[meteorite-list] Fireball Observed Over Minnesota

From: Ron Baalke <baalke_at_meteoritecentral.com>
Date: Thu Apr 22 10:23:48 2004
Message-ID: <200303141624.IAA08846_at_zagami.jpl.nasa.gov>

http://www.grandmarais-mn.com/placed/index.php?sect_rank=5&story_id=135246

Becoming an involuntary member of the UFO Club
Column: Magnetic North
Vicki Biggs-Anderson
Cook County News-Herald (Minnesota)
March 13, 2003

Last Saturday I became an involuntary member of the UFO
club. The object I saw was not, however, so much flying as
it was falling to earth. And the spot it came down is, either
in fact or in my overactive imagination, less than a mile from
my home.

Lest anyone think I was under the influence of anything
more than winter, it was just 6 p.m., still daylight and I'd
done nothing more than put in a few hours at the office, gas
up my car and do the week's grocery run. No
mood-altering chemicals in this kid, unless one regards a
mini-Snickers bar as a serious hallucinogenic. I do not.

The drive home was totally uneventful until I got to the turn
at County Rd. 14 and Caspers Hill Rd. I was half listening
to Garrison Keillor blather on the radio and half writing this
week's editorial in my mind. As I turned the steering wheel
to the right, brightness in the trees to the left caught my
eye.

It was a big white ball of light, angling down through the
trees. "Oh, oh, oh, ohhhhhh," was all I could stammer over
and over as what looked to be a falling star, shining tail and
all, disappeared in the area of my neighbor's gravel pit.
There is a plowed road into the woods leading to the pit and
I did go a couple hundred yards down it, but decided dusk
was a dumb time to go meteor-looking.

Besides, I couldn't wait to get home and tell Paul what I'd
seen.

Now most guys would hear something like this and respond
with a completely non-supportive, "Are you nuts?" But not
my sweetheart. He was pretty darned impressed - so
much so that he suggested I call the "cop shop" and report
the thing.

"Are you nuts?" I said, imagining my co-workers shrieking
in laughter as reports of the Caspers Hill woman who saw
a fireball got dutifully entered into the March 8 Sheriff's
Report. "My sanity is questioned quite enough thanks to all
the critters I've chosen to keep in chow and scratch," I
said.

Eventually, I called. No one else had reported the sighting,
but then the area is pretty sparsely populated. I told the
dispatcher and Sheriff that Paul and I were going to go out
and look for the meteorite the next day, Sunday. But I
awoke feeling like my stomach was filled with space debris.

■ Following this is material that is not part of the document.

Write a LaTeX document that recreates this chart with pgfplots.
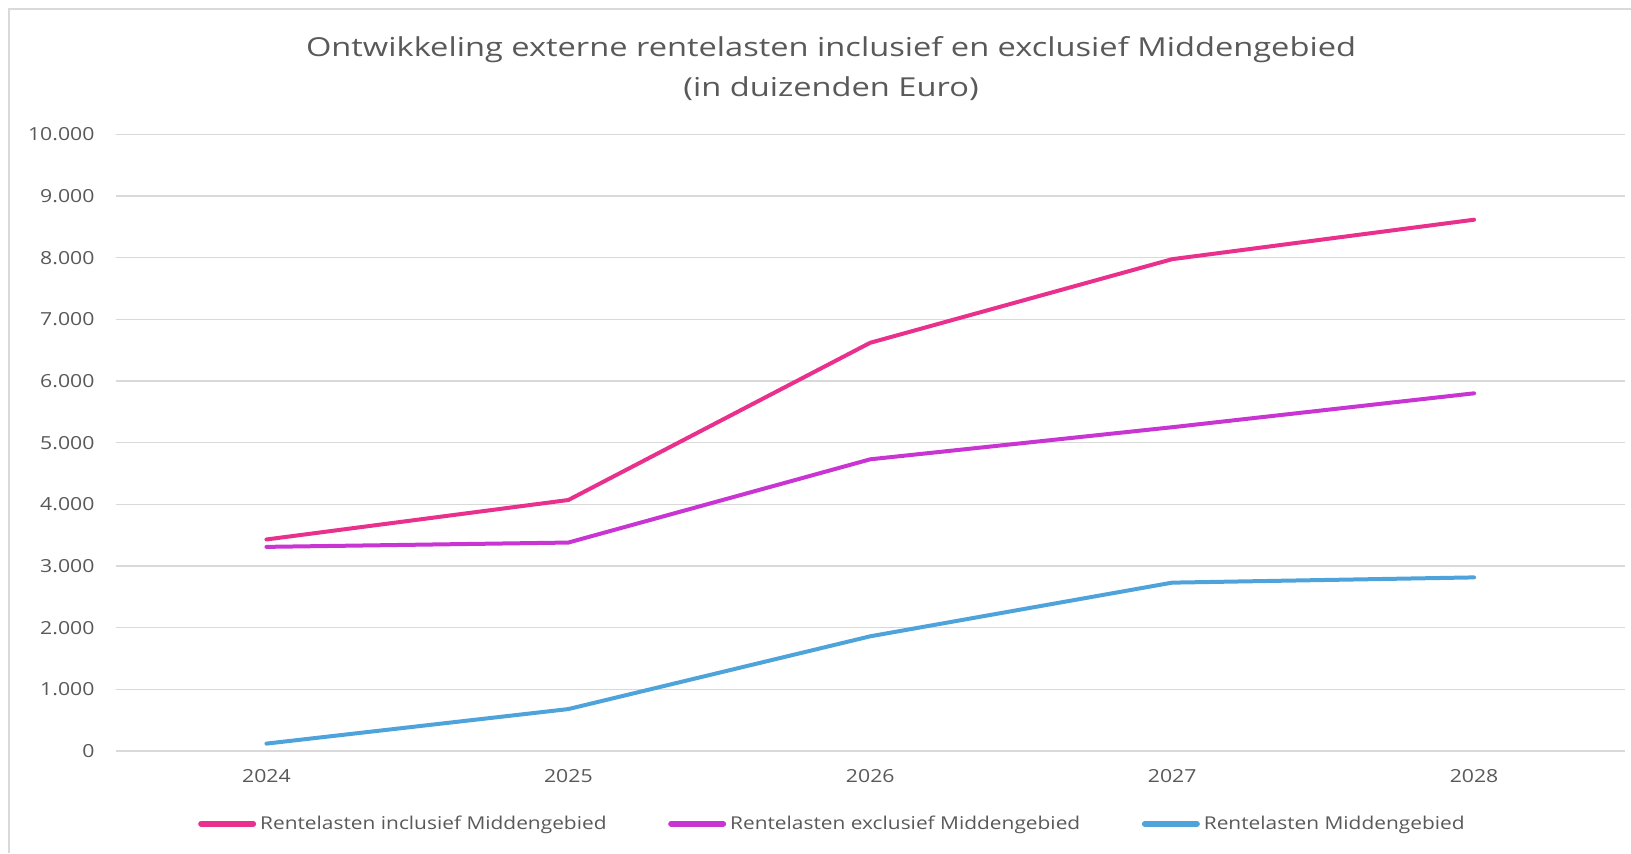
\documentclass[border=0pt]{standalone}
\usepackage{pgfplots}
\pgfplotsset{compat=1.18}
\usepackage{fontspec}
\setmainfont[FakeStretch=1.18]{Open Sans}
\newfontfamily\titlefont[FakeStretch=1.25]{Open Sans}
\definecolor{ink}{HTML}{595959}
\definecolor{gridc}{HTML}{D9D9D9}
\definecolor{cpink}{HTML}{E8308C}
\definecolor{cpurple}{HTML}{C935D2}
\definecolor{cblue}{HTML}{4EA3DA}
\begin{document}
\begin{tikzpicture}
\path[use as bounding box] (0,0) rectangle (815.5pt,426.5pt);
\draw[gridc, line width=1pt] (4.25pt,0) -- (4.25pt,422pt) -- (815.5pt,422pt);
\node[ink, font=\titlefont\fontsize{13.05}{15}\selectfont] at (415.5pt,401.5pt) {Ontwikkeling externe rentelasten inclusief en exclusief Middengebied};
\node[ink, font=\titlefont\fontsize{13.05}{15}\selectfont] at (415.5pt,382pt) {(in duizenden Euro)};
\begin{axis}[
  at={(57.75pt,51pt)}, anchor=south west,
  scale only axis, width=754.75pt, height=308.35pt,
  xmin=2023.5, xmax=2028.5, ymin=0, ymax=10000,
  xtick={2024,2025,2026,2027,2028},
  xticklabels={2024,2025,2026,2027,2028},
  ytick={0,1000,...,10000},
  scaled y ticks=false,
  /pgf/number format/fixed,
  /pgf/number format/1000 sep={.},
  /pgf/number format/assume math mode=true,
  ticklabel style={font=\fontsize{9}{10}\selectfont, text=ink},
  xticklabel style={yshift=-5.5pt},
  yticklabel style={xshift=-7pt},
  axis line style={draw=none},
  tick style={draw=none},
  ymajorgrids, grid style={gridc, line width=0.75pt},
  legend columns=3,
  legend style={at={(0.0545,-0.118)}, anchor=west, draw=none, fill=none, inner sep=0pt,
    font=\fontsize{8.85}{10}\selectfont, text=ink,
    /tikz/every even column/.append style={column sep=28.8pt}},
  legend image code/.code={\draw[#1, line width=3pt, line cap=round] (0pt,0pt) -- (26pt,0pt);},
  every axis plot/.append style={line width=2pt, line cap=round, line join=round, mark=none},
]
\addplot[cpink] coordinates {(2024,3430) (2025,4070) (2026,6620) (2027,7975) (2028,8615)};
\addlegendentry[xshift=-1.2pt]{Rentelasten inclusief Middengebied}
\addplot[cpurple] coordinates {(2024,3310) (2025,3380) (2026,4730) (2027,5250) (2028,5800)};
\addlegendentry[xshift=-1.2pt]{Rentelasten exclusief Middengebied}
\addplot[cblue] coordinates {(2024,120) (2025,680) (2026,1860) (2027,2730) (2028,2815)};
\addlegendentry[xshift=-1.2pt]{Rentelasten Middengebied}
\end{axis}
\end{tikzpicture}
\end{document}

Delicacy prevents me from going into detail. But hiking was
the last thing I was going to be doing that day. So I "hiked"
the Internet instead, hoping to find out what might be out
there.

Apparently meteorites - meteors that impact the earth
instead of burning up in the atmosphere - are common
enough to warrant a magazine devoted just to them.
Meteorite, the International Quarterly of Meteorites and
Meteorite Science, has a fascinating Web site. There is
also a market in meteorites. One Web catalog lists the
year, location of the find and the type of matter, and then
prices the meteorite by weight, often selling slices of the
material to collectors.

My Internet search for Minnesota meteorites was not
fruitful, except that I found a retired University of
Minnesota professor, Paul W. Weiblen, online writing
about northeastern Minnesota geology and his interest in
meteorites. He said most 'meteorites' brought to him over
the years were nothing but earth rocks. But in 1996, he got
his hands on the real thing. A baseball-size meteorite had
fallen on a parked car in Turtle Lake, Wis. on the night of
Oct. 21. The 82-gram chunk of chondrite had struck the
windshield of an unoccupied Geo Metro.

The meteorite is now in the University collection. The fate
of the Geo Metro is not mentioned.

My favorite Website is the Smithsonian's, metorites.org. It
features a slide show tour of their collection of meteorites.
They are all shapes, sizes and ages. Some are from Mars.
One is a mammoth hoop-shaped chunk big enough for a
moose herd to run through.

A plain sandwich-shaped meteorite on display at the
Smithsonian fell to earth on Nov. 16, 1492 in Alsace,
France and another meteorite there is the first recorded
touch-down in America, from Connecticut in 1807. If I could
have any I wanted, though, it would be the 2002 pound
Goose Lake, Calif. meteorite. That behemoth looks like a
polished petrified brain. How cool would that be in a
backyard pond?

Probably nothing like any of the above is in the woods less
than a mile from my back door. On the other hand, this is
Cook County. I think we'll take a look come spring.